━━━━━ SOURCE DATA
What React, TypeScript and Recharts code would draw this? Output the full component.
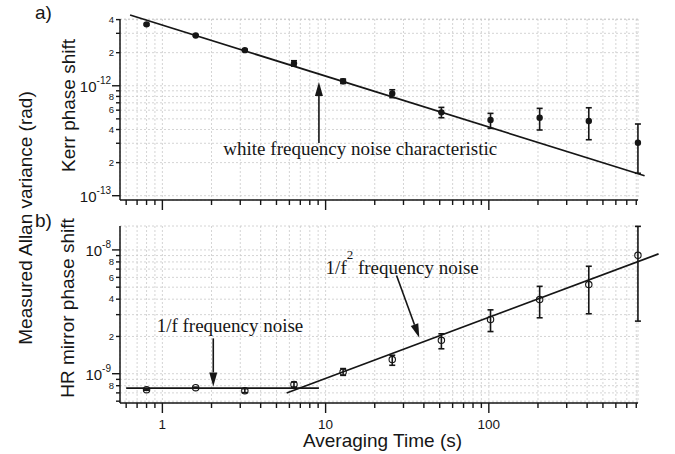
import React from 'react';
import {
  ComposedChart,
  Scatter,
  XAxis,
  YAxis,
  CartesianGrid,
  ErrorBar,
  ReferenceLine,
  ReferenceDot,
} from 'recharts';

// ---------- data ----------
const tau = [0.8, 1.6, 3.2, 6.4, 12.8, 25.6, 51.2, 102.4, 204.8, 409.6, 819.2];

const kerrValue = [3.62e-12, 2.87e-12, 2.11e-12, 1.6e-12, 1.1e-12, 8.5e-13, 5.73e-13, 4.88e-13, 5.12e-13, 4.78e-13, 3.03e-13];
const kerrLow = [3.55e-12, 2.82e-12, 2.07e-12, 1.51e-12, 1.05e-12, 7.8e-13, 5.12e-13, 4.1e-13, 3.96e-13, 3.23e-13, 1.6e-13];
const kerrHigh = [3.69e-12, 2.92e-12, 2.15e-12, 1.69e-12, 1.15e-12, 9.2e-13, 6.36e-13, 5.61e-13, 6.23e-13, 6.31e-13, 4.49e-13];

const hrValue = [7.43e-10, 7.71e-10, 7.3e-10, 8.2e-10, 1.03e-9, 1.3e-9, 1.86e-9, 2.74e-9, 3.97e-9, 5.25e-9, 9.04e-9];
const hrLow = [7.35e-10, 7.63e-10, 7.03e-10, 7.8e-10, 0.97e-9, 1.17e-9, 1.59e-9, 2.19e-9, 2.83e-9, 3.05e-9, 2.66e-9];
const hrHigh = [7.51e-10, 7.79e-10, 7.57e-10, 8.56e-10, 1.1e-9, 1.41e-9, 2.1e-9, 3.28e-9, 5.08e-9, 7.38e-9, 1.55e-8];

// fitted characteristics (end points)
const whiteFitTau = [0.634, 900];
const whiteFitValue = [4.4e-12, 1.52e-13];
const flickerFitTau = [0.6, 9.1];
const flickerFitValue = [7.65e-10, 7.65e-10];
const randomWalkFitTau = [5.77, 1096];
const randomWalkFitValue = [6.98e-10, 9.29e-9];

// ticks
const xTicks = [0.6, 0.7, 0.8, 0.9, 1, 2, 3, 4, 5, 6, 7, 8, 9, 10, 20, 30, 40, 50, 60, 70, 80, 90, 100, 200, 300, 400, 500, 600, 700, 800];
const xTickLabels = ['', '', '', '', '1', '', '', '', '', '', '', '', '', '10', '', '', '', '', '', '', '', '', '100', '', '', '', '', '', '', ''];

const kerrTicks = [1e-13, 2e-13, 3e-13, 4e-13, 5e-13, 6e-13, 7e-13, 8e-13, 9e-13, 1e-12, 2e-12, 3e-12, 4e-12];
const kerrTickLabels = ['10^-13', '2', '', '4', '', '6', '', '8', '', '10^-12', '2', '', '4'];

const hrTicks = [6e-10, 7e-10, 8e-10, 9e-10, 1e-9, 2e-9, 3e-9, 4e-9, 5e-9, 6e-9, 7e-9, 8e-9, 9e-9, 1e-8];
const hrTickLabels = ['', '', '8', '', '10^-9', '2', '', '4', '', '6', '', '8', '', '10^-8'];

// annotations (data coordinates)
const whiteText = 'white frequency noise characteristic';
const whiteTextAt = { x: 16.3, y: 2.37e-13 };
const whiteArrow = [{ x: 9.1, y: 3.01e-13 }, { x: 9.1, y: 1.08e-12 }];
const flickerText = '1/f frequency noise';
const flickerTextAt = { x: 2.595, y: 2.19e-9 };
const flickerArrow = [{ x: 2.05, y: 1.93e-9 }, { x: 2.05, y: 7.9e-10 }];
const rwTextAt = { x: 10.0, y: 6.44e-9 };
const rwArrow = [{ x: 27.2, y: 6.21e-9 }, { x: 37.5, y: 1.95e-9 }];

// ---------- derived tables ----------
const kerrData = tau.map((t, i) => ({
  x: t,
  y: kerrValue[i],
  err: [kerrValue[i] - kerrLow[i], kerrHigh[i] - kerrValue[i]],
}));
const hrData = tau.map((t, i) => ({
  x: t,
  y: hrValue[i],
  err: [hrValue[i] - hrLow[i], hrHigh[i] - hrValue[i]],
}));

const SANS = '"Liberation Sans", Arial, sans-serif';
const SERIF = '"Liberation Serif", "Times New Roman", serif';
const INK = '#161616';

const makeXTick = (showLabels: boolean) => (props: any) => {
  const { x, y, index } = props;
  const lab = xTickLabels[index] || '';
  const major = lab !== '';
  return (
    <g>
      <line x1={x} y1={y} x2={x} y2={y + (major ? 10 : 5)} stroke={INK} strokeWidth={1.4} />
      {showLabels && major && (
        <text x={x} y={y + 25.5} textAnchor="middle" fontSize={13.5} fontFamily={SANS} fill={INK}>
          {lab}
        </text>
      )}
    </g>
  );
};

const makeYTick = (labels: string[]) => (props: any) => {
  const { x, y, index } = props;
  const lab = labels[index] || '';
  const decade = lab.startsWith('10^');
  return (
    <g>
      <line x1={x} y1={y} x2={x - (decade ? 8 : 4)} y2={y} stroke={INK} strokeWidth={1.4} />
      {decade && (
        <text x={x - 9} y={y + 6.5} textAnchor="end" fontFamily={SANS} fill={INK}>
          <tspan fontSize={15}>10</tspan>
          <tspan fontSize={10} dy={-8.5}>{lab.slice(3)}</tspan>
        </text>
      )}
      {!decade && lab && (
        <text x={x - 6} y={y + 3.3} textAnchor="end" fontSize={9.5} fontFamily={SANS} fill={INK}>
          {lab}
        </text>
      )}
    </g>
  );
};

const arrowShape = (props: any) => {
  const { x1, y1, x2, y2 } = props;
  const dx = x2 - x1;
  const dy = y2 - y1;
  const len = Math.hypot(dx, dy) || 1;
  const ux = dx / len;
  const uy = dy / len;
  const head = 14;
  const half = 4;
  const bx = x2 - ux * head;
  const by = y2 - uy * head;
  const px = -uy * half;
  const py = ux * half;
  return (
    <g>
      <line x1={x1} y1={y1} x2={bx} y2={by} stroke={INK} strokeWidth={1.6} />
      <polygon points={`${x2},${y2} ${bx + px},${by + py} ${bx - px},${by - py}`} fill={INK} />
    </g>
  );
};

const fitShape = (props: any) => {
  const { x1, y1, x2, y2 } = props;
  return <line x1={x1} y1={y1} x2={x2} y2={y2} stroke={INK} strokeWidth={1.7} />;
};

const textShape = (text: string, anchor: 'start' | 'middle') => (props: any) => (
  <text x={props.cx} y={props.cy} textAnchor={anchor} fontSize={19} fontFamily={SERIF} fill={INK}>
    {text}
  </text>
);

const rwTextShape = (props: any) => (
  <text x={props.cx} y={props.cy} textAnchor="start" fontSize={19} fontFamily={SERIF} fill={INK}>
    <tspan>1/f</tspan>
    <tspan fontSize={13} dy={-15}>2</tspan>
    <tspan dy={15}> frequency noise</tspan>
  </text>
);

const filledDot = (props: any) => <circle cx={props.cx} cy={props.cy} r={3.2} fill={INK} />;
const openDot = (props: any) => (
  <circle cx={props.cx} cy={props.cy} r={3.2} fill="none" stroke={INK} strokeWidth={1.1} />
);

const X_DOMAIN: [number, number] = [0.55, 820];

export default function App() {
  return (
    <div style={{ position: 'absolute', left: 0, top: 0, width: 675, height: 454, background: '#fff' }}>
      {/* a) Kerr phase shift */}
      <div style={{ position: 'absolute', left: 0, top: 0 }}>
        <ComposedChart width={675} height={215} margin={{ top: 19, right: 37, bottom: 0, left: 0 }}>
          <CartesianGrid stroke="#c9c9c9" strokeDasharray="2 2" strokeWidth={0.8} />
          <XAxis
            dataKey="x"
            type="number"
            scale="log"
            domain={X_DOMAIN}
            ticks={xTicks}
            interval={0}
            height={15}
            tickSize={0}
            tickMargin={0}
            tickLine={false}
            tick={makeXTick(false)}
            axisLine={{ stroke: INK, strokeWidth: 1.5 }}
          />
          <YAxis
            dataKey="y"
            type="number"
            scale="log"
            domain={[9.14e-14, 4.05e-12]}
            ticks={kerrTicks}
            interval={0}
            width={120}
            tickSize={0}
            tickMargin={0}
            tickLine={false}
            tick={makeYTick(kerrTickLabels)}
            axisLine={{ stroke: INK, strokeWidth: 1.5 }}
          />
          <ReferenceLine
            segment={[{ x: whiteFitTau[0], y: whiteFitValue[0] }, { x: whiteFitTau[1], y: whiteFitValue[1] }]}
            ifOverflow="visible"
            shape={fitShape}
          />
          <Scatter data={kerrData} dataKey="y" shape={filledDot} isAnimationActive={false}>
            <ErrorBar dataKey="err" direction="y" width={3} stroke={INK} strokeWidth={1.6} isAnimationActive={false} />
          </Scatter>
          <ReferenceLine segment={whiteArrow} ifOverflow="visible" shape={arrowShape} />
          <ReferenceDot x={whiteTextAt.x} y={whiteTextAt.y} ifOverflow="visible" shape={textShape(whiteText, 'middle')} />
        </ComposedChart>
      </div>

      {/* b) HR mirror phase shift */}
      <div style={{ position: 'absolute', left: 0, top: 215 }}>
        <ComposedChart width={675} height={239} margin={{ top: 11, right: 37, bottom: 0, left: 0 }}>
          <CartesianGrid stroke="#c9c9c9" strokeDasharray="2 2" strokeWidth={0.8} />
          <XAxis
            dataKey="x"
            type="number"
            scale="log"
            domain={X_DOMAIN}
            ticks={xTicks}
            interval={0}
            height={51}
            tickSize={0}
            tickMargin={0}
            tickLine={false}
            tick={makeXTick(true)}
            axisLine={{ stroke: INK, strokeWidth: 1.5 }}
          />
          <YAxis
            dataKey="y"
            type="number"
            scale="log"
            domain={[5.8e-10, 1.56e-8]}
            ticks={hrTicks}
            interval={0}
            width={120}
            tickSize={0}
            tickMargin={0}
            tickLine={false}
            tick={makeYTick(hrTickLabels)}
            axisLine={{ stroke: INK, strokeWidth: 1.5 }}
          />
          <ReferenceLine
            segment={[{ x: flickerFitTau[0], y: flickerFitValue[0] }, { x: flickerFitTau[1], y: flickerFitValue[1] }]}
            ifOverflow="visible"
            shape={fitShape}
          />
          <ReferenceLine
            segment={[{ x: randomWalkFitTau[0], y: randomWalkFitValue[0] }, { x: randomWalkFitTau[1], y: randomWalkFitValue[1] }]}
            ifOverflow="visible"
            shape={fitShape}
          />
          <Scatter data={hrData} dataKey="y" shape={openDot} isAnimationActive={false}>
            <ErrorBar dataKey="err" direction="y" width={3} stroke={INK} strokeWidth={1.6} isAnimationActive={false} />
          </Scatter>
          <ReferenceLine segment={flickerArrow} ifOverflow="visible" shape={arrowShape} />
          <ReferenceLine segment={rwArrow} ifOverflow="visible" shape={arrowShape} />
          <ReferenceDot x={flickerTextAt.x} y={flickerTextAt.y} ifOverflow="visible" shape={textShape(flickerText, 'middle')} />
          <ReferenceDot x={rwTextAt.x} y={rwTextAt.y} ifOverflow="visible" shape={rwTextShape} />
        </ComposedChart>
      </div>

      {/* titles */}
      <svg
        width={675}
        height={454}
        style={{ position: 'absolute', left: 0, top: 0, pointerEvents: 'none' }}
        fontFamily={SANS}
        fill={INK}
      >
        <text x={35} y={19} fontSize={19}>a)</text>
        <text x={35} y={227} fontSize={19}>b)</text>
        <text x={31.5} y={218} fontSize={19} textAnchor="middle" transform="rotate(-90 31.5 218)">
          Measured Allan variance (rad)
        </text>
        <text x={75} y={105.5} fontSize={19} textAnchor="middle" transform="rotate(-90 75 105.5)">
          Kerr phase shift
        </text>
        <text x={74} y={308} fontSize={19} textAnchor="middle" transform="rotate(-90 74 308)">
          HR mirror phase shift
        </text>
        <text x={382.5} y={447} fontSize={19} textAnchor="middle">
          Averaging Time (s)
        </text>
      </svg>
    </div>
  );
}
━━━━━━━━━━
# [CHALLENGE]
Leave out any pictures, please, and quote only the lines from the top of the data through the line that contains "5.08e-9, 7.38e-9, 1.55e-8];".

# [RIGHT ANSWER]
What React, TypeScript and Recharts code would draw this? Output the full component.
import React from 'react';
import {
  ComposedChart,
  Scatter,
  XAxis,
  YAxis,
  CartesianGrid,
  ErrorBar,
  ReferenceLine,
  ReferenceDot,
} from 'recharts';

// ---------- data ----------
const tau = [0.8, 1.6, 3.2, 6.4, 12.8, 25.6, 51.2, 102.4, 204.8, 409.6, 819.2];

const kerrValue = [3.62e-12, 2.87e-12, 2.11e-12, 1.6e-12, 1.1e-12, 8.5e-13, 5.73e-13, 4.88e-13, 5.12e-13, 4.78e-13, 3.03e-13];
const kerrLow = [3.55e-12, 2.82e-12, 2.07e-12, 1.51e-12, 1.05e-12, 7.8e-13, 5.12e-13, 4.1e-13, 3.96e-13, 3.23e-13, 1.6e-13];
const kerrHigh = [3.69e-12, 2.92e-12, 2.15e-12, 1.69e-12, 1.15e-12, 9.2e-13, 6.36e-13, 5.61e-13, 6.23e-13, 6.31e-13, 4.49e-13];

const hrValue = [7.43e-10, 7.71e-10, 7.3e-10, 8.2e-10, 1.03e-9, 1.3e-9, 1.86e-9, 2.74e-9, 3.97e-9, 5.25e-9, 9.04e-9];
const hrLow = [7.35e-10, 7.63e-10, 7.03e-10, 7.8e-10, 0.97e-9, 1.17e-9, 1.59e-9, 2.19e-9, 2.83e-9, 3.05e-9, 2.66e-9];
const hrHigh = [7.51e-10, 7.79e-10, 7.57e-10, 8.56e-10, 1.1e-9, 1.41e-9, 2.1e-9, 3.28e-9, 5.08e-9, 7.38e-9, 1.55e-8];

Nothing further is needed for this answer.